Starring Dolph Lundgren, Kristina Klebe, Billy Slaughter
Directed by Mike Mendez
Screened at Mayhem 2016
Demon hunter Jebediah Woodley (Lundgren) rolls into the small Mississippi town of Chicory Creek around the same time FBI agent Evelyn Pierce (Klebe) also shows up to investigate a sudden spate of brutal homicides amongst the townsfolk in Mike Mendez’s gloriously cheerful Don’t Kill It.
Seems the culprit is a body-hopping demon – previously kept contained within an urn but unleashed by an unwary hunter in the woods – that loves nothing more than to spend its time shrieking angrily, murdering viciously… and taking over the body of anyone who dares kill its previous host.
As the demon hops from massacre to massacre, Woodley and an initially doubtful Pierce join forces to track down the creature – but the disbelief of the townsfolk and local sheriff’s department makes abiding by the titular primary rule quite a difficult one for our two would-be heroes.
An unapologetic B-movie horror-comedy, Don’t Kill it sees cult favourite Mendez chuck everything he has at the screen – buckets of blood and gore, some pretty vicious demon attacks and heaps of situational and slapstick comedy to match. The blend is handled extremely well – the humour often dry and understated rather than broad and/or forced; see an early scene in which Woodley attempts to explain the nature of his demonic foe whilst repeatedly struggling against officers attempting to remove him from the Sheriff’s office, for example.
Mendez seems to have a knack for doing crazy just right, and Don’t Kill It is most certainly crazy – almost cartoonish, in fact – as the black-eyed possessed scream, stomp and butcher their way through the population. A standout sequence involving a town meeting gone awry is Don’t Kill It’s big set piece – packed to the walls with gore and gags, which later spills out into a body-hopping extravaganza so gleefully executed you can’t help but smile.
Speaking of glee, Lundgren is in top form as Jebediah Woodley, the big bad demon hunter forced to use only a custom-built net apparatus against this particular foe. Obviously loving every second of his involvement in this knowingly trashy project from start to finish, Lundgren’s every exasperated reaction is a hoot – even little things such as his left-field method of avoiding paying a diner bill is a delight, and it’s in these subtle comedic moments that both he and Don’t Kill It really shine. Klebe does well as his more straight-laced counterpart, but this is very clearly Lundgren’s show, his larger-than-life character dominating the more everyday folk in terms of presence.

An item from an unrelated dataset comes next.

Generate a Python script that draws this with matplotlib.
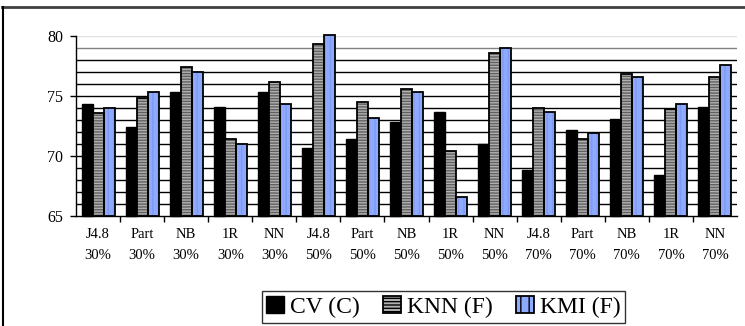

And that’s actually a problem – as great as it may be to enjoy Lundgren cutting loose with the material, Don’t Kill It often feels too dominated by that single character, lacking the depth of interplay that a successful buddy comedy needs so as not to leave one lead languishing behind the other.
This forms much of the source of the film’s biggest issues: a second-act character development lull and an ending that – while being hilariously subversive and tonally consistent with the film’s attitude – doesn’t carry enough gravitas or reward for the viewer.
But honestly, this isn’t serious cinema or serious genre filmmaking for that matter. Sparkling with wit and a character all its own, it’s so tongue in cheek that said organ is threatening to punch right through and enjoy waggling the resultant mess in your face; that’s just how Mendez likes it, and it’s just how you’ll like it, too, if approaching Don’t Kill it with the right expectations.
Put it this way: Don’t Kill It is the kind of movie you wouldn’t be surprised to come across at random on Syfy some Saturday night – but unlike so many encounters in just that situation, this is one you wouldn’t regret stopping to check out. So check it out and have some bloody fun.